A.E. Larsen, T.C. Crowe and A.P. Russell, The Centre for Physical Activity and Nutrition Research (C-PAN), School of Exercise and Nutrition Sciences, Deakin University, VIC 3125, Australia.

Introduction: Atrogin-1 is a muscle specific E3-ligase involved in muscle wasting (Bodine et al., 2001). Increased levels of atrogin-1 mRNA has been observed in numerous in vitro and in vivo rodents models of muscle atrophy (Glass, 2005). Human studies performed have shown that atrogin-1 is increased in human atrophy conditions, such as leg immobilization (Jones et al., 2004), ALS (Leger et al., 2006), COPD (Doucet et al., 2007) and quadriplegic myopathy (Di Giovanni et al., 2004). In mice, but not humans, fasting increases atrogin-1 (Sandri et al., 2004; Larsen et al., 2006), suggesting that species differences may exists with respect to its regulation. The aim of the present study was to determine the regulation of atrogin-1 and protein degradation following treatment with dexamethasone (DEXA) and TNFα in mouse C2C12 and human primary myotubes.

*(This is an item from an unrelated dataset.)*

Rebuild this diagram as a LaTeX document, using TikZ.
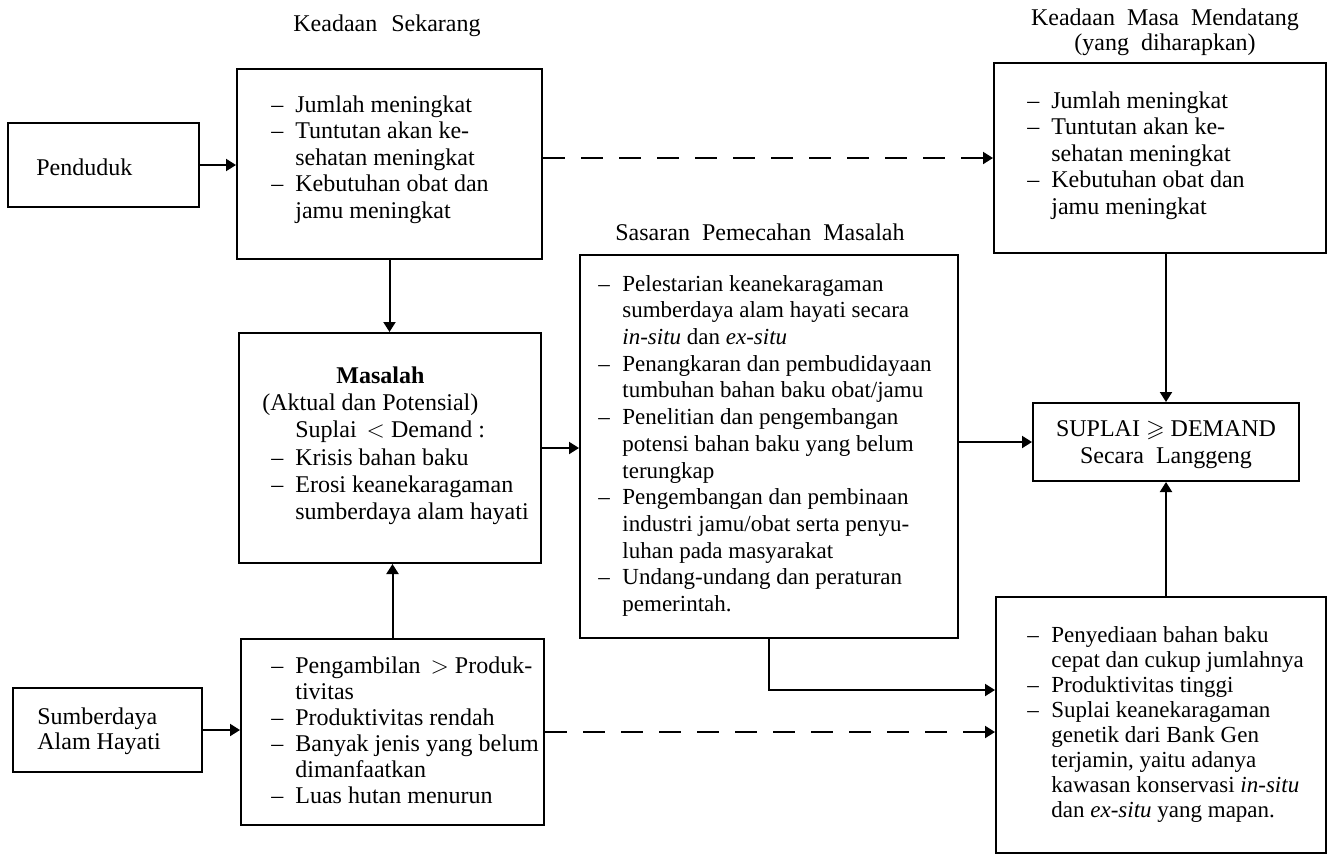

Methods: Mouse C2C12 myotubes and primary human myotubes were treated with either TNF-α (20 ng/mL) or DEXA (10 μM) for 1, 4, 24 and 48-h. Atrogin-1 mRNA levels were measured using real time-PCR. Protein degradation was determined by measuring the release of [3H]-tyrosine into the media.

Results: Atrogin-1 mRNA was significantly increased 2- and 4-fold in C2C12 myotubes after 24 and 48-h treatment with DEXA, respectively. In human myoblasts atrogin-1 was increased 2.2-fold only after 48-h of DEXA treatment. After treating C2C12 cells with TNF-α, atrogin-1 showed a transient change, increasing by 50% following 1-hr of treatment, decreasing to 50% below control levels following 4h of treatment then retuning to control levels after 24 and 48-h. In contrast, human myotubes treated with TNF-α showed a 3.1 fold increase in atrogin-1 after 48-h of treatment. In the human myotubes the increase in atrogin-1 mRNA levels following 48-h of both DEXA and TNF-α treatment resulted in significant increases in protein degradation by approximately 15%.

Conclusions: Treatment of both mouse C12C12 myotubes and primary human myotubes with DEXA results in increases in atrogin-1 mRNA; however human myotubes require a longer treatment period. Treatment with TNF-α demonstrated a more dramatic species dependent effect, with mouse C2C12 myotubes presenting a rapid increase, then decrease in atrogin-1 over 1-4 h of treatment, followed by a return to baseline lines at 48-h. In contrast, human myotubes had an increase in atrogin-1 mRNA 48- after treatment. In human myotubes the increases in atrogin-1 caused by both DEXA and TNF-α was associated with an increase in protein degradation. These observations highlight the need for caution when translating results obtained in rodent models to human conditions.